Material: 100% hand-spun sheep wool
Size: 60×65 cms
Origin: Qashqai tribe from Iran
Date of weaving: 1970’s
The term Pushti or Poshti meaning pillow or cushion has its roots in early Persian culture. Pushti or Poshti is a term that refers to small hand-knotted carpets traditionally used as back rests. The covers used to be filled with wool or straw and put on camel saddles for back support. A secondary use was as a cushion. Over time the use as a cushion superseded the original use. These are the small ‘rugs’ that would be taken out and unrolled for a cherished guest to sit on, bringing more luxury and circumstance to the occasion.
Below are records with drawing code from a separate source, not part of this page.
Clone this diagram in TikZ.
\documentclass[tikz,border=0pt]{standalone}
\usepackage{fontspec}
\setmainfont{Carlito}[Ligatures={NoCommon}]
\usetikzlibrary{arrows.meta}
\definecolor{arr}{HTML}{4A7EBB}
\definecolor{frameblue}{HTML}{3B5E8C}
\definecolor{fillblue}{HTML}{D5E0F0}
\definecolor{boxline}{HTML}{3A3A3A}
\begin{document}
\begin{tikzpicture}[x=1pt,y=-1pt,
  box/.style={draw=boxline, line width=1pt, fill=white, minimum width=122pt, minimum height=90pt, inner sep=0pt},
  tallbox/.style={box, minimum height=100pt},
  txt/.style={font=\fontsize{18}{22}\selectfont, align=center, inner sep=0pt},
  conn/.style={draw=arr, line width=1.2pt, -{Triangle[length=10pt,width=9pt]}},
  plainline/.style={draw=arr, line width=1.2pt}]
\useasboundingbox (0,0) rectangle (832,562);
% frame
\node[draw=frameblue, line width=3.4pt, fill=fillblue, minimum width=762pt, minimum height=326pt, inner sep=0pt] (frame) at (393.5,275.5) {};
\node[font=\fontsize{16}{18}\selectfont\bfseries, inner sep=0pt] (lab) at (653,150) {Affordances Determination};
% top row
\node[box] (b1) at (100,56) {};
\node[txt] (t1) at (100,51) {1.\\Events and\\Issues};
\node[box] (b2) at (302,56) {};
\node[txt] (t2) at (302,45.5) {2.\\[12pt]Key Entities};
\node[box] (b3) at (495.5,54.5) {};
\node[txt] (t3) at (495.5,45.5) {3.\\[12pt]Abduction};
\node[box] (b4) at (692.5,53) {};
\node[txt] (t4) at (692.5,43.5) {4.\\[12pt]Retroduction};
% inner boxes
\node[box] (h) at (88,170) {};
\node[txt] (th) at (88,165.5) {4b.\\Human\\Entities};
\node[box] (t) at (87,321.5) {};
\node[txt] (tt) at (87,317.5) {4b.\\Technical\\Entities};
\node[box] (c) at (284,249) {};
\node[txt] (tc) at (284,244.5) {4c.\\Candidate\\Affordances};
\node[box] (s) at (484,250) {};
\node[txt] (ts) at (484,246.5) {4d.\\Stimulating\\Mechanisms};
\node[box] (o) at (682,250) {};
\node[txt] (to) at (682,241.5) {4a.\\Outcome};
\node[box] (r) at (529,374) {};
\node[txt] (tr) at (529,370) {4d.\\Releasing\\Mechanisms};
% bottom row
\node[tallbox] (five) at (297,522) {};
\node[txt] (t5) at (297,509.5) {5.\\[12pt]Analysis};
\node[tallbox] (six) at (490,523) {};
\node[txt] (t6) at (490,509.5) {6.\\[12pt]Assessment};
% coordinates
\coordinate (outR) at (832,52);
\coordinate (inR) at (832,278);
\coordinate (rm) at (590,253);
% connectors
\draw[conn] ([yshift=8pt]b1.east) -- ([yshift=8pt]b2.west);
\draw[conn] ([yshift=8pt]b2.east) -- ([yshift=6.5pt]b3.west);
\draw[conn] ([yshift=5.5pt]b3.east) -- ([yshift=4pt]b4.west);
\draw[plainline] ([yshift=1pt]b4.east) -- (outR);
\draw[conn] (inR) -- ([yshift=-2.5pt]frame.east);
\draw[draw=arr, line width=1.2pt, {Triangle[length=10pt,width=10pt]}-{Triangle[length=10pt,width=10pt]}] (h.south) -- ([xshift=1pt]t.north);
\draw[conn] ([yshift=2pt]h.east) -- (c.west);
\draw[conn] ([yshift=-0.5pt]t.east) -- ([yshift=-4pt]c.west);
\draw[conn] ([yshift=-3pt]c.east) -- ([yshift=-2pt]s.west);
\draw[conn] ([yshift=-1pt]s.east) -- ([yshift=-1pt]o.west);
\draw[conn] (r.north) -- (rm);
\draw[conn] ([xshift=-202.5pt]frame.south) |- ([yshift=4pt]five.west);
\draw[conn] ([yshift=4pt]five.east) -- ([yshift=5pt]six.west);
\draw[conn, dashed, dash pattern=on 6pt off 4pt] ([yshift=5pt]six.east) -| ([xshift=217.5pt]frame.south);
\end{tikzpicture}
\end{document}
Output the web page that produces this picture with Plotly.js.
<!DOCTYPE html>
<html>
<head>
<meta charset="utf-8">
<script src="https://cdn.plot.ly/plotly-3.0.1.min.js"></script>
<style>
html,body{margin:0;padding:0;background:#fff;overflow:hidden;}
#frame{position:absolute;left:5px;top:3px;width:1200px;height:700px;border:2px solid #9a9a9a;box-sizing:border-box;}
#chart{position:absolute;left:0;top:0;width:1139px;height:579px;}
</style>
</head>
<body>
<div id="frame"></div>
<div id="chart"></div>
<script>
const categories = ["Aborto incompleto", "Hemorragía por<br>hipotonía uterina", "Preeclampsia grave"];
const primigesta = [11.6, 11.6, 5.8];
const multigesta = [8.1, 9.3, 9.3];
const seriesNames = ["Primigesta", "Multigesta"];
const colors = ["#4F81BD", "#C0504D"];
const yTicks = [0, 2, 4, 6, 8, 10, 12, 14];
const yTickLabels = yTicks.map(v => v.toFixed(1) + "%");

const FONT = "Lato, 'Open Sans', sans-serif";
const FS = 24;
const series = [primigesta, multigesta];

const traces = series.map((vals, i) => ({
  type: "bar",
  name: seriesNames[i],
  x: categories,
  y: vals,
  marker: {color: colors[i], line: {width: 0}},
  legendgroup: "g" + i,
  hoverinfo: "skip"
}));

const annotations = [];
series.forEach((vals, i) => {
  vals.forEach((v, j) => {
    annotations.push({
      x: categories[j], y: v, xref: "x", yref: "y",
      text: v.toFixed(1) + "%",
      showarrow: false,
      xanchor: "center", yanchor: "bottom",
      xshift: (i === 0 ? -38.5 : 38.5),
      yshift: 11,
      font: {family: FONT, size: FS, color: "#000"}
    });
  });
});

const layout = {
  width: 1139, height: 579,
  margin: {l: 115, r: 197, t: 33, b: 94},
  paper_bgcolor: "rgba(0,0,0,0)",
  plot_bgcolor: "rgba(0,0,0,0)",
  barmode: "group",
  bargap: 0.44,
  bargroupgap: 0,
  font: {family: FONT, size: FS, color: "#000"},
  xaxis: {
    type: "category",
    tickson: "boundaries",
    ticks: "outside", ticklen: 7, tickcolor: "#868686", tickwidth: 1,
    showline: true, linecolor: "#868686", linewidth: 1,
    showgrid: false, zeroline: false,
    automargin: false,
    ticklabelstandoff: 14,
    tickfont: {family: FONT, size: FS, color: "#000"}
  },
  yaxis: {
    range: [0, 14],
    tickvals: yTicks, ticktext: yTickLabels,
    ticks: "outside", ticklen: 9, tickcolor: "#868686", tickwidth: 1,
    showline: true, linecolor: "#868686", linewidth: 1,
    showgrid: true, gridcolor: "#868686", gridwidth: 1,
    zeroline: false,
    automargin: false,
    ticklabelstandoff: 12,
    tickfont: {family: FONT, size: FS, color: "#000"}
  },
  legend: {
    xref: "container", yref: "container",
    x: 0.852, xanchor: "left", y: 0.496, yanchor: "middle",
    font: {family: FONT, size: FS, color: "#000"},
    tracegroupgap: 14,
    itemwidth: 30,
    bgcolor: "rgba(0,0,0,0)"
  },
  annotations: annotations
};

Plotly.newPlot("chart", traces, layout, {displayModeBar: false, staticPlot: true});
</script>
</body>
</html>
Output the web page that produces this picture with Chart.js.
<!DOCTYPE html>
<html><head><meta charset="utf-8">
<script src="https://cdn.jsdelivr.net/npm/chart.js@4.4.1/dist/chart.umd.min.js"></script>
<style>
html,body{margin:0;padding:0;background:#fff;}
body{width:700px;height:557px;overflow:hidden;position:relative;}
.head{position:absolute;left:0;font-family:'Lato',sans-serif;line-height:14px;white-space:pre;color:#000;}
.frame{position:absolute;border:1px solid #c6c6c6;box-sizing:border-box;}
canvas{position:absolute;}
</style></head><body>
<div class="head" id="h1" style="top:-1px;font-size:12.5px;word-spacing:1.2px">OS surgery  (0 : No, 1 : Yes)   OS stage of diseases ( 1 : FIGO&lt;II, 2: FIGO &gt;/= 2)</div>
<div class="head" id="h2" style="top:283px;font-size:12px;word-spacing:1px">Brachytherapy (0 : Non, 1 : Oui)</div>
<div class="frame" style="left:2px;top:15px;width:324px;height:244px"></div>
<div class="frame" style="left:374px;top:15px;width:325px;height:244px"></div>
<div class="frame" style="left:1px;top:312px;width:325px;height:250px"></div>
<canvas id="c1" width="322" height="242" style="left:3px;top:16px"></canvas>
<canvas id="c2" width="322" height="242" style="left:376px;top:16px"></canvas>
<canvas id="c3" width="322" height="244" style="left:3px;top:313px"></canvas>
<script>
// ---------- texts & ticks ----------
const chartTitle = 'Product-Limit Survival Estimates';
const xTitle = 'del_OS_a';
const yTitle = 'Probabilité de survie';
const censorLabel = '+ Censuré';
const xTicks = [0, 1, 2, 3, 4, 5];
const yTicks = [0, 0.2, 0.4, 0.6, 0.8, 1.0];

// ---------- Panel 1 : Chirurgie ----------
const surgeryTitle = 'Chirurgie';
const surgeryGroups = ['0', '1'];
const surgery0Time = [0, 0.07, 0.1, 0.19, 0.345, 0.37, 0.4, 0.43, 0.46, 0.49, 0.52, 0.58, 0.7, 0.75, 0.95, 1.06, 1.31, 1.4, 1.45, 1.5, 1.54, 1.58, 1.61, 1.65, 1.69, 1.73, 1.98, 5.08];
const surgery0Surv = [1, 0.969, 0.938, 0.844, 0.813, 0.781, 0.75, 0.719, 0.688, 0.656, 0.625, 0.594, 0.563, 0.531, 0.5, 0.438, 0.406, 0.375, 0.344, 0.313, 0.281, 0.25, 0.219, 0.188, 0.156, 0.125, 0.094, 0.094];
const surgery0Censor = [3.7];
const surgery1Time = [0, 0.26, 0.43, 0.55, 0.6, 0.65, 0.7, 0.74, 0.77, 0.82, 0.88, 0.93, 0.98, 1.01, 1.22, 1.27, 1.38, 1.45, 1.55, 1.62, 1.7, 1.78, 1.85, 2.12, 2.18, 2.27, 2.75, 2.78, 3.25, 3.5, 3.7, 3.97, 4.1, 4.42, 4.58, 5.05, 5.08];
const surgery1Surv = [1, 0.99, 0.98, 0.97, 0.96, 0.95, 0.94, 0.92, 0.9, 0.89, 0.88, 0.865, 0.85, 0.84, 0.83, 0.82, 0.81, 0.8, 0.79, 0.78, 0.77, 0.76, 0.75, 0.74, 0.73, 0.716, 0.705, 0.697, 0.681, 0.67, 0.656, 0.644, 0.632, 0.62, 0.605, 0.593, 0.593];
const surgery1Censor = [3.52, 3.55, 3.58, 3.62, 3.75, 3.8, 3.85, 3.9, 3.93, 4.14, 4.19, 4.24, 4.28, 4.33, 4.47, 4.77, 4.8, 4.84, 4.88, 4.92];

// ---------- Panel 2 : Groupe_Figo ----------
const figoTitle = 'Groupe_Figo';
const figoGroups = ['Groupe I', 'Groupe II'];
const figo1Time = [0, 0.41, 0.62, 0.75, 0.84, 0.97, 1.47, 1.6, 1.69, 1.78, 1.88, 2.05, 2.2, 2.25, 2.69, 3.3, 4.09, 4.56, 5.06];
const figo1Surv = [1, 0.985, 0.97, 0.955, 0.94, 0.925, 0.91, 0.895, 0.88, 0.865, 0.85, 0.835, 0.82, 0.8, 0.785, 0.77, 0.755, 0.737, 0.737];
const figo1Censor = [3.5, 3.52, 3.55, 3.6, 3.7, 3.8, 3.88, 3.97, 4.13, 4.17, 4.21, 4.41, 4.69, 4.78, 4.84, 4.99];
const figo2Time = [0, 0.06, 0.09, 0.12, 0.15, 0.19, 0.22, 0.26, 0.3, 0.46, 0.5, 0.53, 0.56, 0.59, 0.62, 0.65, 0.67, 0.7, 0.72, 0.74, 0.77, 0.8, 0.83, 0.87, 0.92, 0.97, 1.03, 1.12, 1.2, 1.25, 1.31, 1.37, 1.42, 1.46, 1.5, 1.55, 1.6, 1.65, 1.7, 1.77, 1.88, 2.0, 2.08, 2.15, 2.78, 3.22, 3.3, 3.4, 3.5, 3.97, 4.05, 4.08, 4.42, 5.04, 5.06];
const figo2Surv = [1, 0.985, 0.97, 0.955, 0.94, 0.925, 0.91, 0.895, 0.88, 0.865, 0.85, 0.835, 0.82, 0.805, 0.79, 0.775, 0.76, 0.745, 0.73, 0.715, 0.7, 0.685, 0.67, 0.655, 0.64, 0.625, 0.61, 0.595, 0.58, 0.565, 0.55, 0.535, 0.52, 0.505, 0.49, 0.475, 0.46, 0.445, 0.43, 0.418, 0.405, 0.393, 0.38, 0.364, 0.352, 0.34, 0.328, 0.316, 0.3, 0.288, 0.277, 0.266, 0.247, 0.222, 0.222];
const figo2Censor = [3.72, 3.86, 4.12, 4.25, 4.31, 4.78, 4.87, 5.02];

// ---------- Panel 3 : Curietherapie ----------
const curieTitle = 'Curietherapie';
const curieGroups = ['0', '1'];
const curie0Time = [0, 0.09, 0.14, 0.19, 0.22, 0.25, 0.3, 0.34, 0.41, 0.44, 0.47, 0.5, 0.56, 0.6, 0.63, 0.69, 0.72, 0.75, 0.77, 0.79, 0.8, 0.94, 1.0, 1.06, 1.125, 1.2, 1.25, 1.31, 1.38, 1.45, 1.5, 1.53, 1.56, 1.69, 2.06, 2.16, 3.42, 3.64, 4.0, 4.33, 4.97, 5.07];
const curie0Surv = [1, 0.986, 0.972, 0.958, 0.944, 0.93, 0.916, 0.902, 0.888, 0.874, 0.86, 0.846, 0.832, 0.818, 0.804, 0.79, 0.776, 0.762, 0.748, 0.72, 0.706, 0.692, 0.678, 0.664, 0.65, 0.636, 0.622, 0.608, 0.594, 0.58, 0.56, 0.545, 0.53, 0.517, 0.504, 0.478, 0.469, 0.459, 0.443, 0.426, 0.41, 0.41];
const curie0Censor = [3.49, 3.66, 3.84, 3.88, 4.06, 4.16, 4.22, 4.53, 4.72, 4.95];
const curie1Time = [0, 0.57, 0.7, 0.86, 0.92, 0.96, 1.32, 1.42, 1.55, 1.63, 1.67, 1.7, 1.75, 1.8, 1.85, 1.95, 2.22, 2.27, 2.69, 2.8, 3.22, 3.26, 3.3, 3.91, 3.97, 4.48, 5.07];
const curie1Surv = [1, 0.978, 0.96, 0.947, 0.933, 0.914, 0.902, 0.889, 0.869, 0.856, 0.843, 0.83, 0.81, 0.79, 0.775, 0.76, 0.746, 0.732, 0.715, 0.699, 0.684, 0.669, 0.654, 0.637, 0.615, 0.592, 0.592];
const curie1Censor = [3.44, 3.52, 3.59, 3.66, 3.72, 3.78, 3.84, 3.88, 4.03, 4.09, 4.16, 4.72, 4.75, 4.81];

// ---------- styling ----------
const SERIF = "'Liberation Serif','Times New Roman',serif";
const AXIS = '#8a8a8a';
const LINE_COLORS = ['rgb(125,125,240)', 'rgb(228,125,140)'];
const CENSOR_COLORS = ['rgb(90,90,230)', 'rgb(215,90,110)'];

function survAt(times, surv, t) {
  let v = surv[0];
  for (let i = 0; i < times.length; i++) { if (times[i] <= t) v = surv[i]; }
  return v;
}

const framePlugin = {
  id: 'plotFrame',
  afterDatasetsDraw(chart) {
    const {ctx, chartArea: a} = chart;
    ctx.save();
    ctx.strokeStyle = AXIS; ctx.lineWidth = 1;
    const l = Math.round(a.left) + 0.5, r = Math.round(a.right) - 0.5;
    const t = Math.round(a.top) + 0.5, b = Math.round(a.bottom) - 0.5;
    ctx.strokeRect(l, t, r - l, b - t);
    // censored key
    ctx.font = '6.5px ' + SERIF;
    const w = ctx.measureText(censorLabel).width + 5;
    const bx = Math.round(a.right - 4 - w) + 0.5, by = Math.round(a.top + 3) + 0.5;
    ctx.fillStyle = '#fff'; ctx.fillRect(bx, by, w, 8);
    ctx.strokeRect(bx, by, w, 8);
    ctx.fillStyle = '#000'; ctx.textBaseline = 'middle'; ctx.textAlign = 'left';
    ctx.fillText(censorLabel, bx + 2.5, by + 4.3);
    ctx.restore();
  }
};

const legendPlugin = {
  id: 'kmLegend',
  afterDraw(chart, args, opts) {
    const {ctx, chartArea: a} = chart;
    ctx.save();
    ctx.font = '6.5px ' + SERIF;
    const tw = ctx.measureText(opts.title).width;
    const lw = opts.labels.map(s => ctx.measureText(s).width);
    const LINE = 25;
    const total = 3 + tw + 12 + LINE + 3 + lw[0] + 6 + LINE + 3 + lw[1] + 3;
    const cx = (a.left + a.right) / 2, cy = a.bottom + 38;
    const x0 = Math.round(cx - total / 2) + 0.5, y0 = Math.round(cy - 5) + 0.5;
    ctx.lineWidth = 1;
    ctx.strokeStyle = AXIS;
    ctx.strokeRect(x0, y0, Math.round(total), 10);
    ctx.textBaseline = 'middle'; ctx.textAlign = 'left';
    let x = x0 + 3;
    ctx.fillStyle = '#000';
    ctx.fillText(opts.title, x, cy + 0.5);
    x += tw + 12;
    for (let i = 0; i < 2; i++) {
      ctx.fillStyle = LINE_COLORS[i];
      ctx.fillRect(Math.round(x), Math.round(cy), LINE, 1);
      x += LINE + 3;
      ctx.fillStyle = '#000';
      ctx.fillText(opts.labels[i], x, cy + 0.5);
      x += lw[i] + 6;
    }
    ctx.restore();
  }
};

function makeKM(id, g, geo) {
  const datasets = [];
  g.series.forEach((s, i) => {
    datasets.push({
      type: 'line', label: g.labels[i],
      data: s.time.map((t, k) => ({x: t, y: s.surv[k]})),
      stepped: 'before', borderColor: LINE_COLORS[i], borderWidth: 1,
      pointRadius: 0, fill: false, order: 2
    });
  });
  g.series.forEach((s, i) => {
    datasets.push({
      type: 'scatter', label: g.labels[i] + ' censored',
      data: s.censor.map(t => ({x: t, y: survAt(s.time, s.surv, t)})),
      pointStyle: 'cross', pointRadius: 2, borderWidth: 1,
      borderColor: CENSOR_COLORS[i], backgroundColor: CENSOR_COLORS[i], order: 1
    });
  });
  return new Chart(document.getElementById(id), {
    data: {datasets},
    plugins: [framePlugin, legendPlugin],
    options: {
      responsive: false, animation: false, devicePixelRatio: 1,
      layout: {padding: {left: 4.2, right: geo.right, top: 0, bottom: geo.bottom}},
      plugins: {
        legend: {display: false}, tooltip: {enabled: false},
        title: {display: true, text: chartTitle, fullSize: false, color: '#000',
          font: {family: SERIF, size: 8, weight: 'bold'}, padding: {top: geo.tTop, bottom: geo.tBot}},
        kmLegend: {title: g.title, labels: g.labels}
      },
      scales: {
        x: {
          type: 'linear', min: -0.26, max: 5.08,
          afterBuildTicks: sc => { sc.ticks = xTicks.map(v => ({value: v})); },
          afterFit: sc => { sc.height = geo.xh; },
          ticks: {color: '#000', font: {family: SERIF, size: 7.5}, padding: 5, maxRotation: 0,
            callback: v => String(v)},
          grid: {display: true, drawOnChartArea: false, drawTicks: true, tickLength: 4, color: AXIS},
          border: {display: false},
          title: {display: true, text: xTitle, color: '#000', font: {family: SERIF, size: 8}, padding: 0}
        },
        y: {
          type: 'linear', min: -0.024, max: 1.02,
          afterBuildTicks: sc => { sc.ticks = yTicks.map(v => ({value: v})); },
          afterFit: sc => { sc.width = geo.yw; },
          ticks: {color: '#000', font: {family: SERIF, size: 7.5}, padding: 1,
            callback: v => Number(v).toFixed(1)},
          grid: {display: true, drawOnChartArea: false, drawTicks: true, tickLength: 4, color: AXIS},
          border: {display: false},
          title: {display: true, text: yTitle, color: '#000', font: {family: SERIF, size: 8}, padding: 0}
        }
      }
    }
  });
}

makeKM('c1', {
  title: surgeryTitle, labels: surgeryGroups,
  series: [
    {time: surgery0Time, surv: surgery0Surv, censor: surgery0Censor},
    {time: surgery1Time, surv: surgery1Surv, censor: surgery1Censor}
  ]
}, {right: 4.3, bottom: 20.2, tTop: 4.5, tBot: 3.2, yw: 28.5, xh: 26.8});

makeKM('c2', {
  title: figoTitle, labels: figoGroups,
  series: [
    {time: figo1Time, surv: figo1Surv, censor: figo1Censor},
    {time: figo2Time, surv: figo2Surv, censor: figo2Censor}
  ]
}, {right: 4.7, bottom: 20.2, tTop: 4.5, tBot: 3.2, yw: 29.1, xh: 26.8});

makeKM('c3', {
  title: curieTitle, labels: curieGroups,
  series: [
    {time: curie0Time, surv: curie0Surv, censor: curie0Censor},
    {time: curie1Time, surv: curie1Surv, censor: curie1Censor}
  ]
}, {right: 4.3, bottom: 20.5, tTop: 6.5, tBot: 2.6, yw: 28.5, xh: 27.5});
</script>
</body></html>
It is a term used both for urban as well as cottage industry and nomadic examples. The tradition goes back at least to the Safavid period where in certain Persian miniatures the Shah can be seen portrayed sitting on a small square mat, usually on top of another carpet or on a raised dais. A large part of the attraction to the Poshti rugs and part of the reason this may be an unknown genre, is that these rugs were of incredible beauty and craftmanship and therefore, families were reluctant to sell them.
They are similar to the Balisht of the Baluch, the yastiks of Turkey or the Napramach of the Uzbeks.